Berdasarkan hadits tersebut, urainya lagi, ada tiga cara mencegah kemungkaran, yaitu dengan tangan, dengan lisan atau dengan hati. Mencegah dengan tangan ada yang menafsikan kekuasaan yang dipegang oleh yang melihat kemungkaran.
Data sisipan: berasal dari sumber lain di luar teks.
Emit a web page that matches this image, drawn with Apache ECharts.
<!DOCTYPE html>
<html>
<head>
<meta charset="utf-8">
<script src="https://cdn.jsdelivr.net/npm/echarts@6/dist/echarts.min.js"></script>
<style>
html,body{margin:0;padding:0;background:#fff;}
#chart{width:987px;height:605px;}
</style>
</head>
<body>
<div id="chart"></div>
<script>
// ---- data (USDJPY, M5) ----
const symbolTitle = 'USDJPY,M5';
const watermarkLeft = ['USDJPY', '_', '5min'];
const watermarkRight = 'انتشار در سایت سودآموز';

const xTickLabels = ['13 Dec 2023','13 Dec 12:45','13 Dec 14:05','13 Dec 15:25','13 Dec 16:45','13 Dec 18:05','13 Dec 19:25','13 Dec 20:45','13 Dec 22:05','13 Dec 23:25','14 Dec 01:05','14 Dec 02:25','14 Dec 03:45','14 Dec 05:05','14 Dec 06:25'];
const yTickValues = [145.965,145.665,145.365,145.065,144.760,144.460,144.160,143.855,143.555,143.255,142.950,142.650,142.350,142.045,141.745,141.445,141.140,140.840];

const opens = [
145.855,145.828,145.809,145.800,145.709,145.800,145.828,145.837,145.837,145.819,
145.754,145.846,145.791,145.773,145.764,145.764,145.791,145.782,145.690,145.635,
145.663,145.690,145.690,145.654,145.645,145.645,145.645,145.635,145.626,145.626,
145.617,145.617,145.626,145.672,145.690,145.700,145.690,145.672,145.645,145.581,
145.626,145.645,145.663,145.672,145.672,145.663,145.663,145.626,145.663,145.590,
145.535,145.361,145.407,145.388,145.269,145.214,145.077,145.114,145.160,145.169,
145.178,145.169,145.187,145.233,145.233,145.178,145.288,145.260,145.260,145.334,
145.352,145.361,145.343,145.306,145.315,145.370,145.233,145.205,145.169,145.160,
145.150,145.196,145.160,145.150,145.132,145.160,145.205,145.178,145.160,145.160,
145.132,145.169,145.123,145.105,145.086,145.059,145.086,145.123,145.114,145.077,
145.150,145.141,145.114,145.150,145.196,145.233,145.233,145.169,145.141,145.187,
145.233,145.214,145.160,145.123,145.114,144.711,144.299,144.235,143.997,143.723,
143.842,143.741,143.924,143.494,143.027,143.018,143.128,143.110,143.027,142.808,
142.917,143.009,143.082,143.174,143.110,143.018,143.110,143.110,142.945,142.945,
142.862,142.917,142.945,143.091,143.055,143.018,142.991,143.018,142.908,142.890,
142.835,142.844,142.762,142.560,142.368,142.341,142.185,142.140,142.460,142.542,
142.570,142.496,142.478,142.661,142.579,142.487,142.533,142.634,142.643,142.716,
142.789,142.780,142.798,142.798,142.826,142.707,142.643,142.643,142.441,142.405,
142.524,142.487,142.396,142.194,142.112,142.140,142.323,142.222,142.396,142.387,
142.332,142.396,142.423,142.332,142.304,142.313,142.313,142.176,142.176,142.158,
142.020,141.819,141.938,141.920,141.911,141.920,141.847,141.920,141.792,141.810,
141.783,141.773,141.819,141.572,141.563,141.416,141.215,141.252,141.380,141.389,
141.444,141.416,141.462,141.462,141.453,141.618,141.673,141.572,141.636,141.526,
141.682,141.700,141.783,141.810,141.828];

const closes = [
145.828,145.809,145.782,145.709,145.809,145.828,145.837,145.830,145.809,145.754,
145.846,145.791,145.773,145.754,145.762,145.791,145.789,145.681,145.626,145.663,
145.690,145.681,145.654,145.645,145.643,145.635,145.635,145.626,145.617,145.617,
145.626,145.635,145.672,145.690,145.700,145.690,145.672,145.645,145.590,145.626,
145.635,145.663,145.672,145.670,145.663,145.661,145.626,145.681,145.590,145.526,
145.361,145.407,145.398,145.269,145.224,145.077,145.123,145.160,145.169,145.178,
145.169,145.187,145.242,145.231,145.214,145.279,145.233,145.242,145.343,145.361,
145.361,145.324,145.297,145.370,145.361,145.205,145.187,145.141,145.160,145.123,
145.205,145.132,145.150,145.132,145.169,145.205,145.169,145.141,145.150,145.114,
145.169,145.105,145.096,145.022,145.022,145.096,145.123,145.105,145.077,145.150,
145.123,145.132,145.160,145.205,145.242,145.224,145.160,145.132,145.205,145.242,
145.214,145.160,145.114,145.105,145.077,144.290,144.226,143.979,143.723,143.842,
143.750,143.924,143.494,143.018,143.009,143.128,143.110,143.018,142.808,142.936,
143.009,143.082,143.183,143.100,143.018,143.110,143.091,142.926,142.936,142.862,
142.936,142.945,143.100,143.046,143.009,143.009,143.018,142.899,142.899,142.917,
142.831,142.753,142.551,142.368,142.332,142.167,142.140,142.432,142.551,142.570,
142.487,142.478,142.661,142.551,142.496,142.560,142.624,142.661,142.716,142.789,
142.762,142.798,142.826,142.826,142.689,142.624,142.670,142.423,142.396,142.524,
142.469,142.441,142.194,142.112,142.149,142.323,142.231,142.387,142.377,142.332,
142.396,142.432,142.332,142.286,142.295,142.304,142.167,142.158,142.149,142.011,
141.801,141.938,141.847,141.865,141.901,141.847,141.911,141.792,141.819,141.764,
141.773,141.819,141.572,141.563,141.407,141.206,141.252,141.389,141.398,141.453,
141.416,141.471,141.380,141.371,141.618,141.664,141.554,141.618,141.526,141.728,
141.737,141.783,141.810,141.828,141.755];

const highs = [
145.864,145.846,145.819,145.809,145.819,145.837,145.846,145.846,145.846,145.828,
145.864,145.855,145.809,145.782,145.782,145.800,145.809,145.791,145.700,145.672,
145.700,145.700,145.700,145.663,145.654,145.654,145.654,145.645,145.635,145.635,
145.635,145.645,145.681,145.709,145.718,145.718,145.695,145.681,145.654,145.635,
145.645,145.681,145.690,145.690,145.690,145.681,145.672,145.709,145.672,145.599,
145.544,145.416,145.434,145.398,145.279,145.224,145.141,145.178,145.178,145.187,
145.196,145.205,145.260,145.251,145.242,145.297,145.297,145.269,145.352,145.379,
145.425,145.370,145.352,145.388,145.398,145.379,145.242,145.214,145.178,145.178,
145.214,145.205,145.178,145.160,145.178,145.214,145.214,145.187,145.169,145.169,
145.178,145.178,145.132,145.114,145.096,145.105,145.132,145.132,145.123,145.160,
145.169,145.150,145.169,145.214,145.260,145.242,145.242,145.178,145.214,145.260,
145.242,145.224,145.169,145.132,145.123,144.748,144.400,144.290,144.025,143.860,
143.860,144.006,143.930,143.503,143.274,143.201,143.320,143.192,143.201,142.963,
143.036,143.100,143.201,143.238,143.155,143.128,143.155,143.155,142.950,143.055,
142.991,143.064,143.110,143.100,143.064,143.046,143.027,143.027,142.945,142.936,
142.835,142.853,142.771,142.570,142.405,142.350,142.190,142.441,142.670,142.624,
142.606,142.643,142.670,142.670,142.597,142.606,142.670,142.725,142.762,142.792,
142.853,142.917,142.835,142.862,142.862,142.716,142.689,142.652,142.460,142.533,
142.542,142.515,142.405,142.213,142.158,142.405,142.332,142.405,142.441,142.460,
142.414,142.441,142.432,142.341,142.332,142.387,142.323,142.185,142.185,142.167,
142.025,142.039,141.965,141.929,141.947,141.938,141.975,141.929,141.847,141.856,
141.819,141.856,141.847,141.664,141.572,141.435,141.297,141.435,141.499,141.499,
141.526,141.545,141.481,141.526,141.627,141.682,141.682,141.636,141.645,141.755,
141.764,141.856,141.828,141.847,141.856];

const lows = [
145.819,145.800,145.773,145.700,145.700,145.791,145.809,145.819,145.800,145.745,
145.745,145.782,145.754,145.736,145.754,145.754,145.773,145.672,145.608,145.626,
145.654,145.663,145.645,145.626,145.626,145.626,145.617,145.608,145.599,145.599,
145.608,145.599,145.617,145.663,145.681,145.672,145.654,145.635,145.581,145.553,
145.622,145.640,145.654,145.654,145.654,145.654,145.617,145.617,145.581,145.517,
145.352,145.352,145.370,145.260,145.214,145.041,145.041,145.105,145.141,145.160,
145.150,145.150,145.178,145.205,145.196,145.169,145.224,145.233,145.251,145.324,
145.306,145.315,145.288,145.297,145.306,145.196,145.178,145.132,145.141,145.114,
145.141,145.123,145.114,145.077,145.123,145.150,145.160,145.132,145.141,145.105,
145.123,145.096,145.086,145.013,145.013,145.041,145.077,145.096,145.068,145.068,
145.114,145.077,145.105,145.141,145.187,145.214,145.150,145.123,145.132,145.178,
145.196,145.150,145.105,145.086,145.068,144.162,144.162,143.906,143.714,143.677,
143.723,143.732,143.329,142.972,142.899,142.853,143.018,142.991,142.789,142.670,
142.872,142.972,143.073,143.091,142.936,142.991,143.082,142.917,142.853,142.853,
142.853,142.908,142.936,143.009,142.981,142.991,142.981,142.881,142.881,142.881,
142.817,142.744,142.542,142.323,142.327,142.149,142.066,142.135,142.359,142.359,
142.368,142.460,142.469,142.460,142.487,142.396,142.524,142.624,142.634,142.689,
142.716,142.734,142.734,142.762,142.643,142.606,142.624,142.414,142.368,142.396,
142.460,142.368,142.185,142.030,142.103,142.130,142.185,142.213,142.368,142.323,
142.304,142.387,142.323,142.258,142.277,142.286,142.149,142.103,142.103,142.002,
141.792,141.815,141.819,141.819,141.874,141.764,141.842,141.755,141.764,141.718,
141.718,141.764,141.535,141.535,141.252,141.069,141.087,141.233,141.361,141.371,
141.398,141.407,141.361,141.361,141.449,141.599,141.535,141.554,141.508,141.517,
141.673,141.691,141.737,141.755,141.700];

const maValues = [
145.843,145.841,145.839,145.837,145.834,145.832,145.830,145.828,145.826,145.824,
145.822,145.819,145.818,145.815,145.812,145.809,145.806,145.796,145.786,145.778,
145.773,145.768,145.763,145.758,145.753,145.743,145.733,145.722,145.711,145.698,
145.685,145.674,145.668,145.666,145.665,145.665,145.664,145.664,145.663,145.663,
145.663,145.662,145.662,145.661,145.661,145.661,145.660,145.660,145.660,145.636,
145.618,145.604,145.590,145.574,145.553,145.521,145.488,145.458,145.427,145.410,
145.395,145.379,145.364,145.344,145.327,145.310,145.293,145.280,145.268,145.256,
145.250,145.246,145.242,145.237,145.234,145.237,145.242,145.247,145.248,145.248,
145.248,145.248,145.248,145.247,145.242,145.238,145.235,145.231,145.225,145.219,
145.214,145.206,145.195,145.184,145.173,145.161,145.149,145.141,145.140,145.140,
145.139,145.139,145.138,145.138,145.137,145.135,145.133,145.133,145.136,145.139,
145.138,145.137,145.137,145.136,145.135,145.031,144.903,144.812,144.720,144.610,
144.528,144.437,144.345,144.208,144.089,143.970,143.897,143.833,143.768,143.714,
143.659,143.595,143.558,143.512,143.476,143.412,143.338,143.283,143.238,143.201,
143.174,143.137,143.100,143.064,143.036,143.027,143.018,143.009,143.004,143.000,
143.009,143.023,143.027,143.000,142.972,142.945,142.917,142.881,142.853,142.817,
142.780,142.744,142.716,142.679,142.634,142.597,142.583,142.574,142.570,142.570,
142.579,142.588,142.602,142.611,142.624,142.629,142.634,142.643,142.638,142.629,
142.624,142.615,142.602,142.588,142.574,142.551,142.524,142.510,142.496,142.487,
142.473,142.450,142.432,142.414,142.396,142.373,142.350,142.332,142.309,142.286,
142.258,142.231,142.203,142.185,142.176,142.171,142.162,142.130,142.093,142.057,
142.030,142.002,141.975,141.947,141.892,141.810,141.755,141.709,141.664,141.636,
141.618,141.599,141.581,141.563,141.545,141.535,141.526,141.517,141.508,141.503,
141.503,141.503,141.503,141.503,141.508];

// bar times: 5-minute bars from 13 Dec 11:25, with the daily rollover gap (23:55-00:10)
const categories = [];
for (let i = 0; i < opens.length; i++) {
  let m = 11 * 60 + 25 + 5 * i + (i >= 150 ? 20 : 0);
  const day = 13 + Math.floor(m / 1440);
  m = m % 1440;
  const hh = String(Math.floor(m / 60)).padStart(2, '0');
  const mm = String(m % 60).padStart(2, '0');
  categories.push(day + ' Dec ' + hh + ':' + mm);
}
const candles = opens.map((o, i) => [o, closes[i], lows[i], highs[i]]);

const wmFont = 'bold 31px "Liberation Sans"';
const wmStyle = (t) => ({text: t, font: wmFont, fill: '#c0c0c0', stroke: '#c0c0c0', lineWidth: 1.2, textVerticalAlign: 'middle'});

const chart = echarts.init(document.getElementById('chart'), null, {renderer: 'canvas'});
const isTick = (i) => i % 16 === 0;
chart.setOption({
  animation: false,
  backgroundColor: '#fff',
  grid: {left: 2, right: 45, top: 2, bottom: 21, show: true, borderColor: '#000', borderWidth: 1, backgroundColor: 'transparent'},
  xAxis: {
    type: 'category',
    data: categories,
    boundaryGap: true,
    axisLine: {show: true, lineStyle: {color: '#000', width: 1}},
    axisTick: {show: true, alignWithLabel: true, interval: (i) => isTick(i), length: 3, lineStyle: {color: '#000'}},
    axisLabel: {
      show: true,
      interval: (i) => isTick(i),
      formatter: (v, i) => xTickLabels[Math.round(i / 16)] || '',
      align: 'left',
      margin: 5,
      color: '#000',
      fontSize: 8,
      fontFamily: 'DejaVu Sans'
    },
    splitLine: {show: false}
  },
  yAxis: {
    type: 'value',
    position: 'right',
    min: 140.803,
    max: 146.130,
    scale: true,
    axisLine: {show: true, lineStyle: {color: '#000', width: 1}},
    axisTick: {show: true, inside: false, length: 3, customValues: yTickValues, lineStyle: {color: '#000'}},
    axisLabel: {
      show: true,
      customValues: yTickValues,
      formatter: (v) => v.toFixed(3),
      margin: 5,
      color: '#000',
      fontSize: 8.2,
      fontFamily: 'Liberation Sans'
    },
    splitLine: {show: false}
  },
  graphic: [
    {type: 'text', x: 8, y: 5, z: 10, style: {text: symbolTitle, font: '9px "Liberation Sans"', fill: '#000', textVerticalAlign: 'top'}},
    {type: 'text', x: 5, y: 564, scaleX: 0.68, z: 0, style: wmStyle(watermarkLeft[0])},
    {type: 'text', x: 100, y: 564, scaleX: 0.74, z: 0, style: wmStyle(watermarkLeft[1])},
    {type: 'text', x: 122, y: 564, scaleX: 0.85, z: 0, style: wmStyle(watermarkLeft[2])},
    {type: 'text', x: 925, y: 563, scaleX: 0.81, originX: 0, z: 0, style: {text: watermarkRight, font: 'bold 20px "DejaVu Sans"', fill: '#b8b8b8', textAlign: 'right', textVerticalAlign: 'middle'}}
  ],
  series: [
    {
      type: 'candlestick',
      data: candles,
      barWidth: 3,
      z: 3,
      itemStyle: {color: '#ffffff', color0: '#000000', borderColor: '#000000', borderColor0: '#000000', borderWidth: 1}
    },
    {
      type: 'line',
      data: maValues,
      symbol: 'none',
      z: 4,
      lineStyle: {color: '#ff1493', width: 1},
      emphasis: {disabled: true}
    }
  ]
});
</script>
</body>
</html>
Itu menjadi tanggung jawab kekuasaan yang dia pegang, seperti presiden, gubernur, bupati, walikota, camat, mukim, keuchik dan yang terkecil kepala keluarga. “Mereka semua wajib mencegah kemungkaran yang dilakukan oleh orang di bawah kekuasaanya,” kata Bahrom.
“Apabila melihat kemungkaran yang bukan di bawah kekuasaan dan tanggung jawabnya, maka dia mencegahnya dengan lisan, misalnya menasihati langsung pelaku kemungkaran tersebut atau dapat disampaikan melalui mimbar dakwah, forum diskusi dan rapat,” katanya.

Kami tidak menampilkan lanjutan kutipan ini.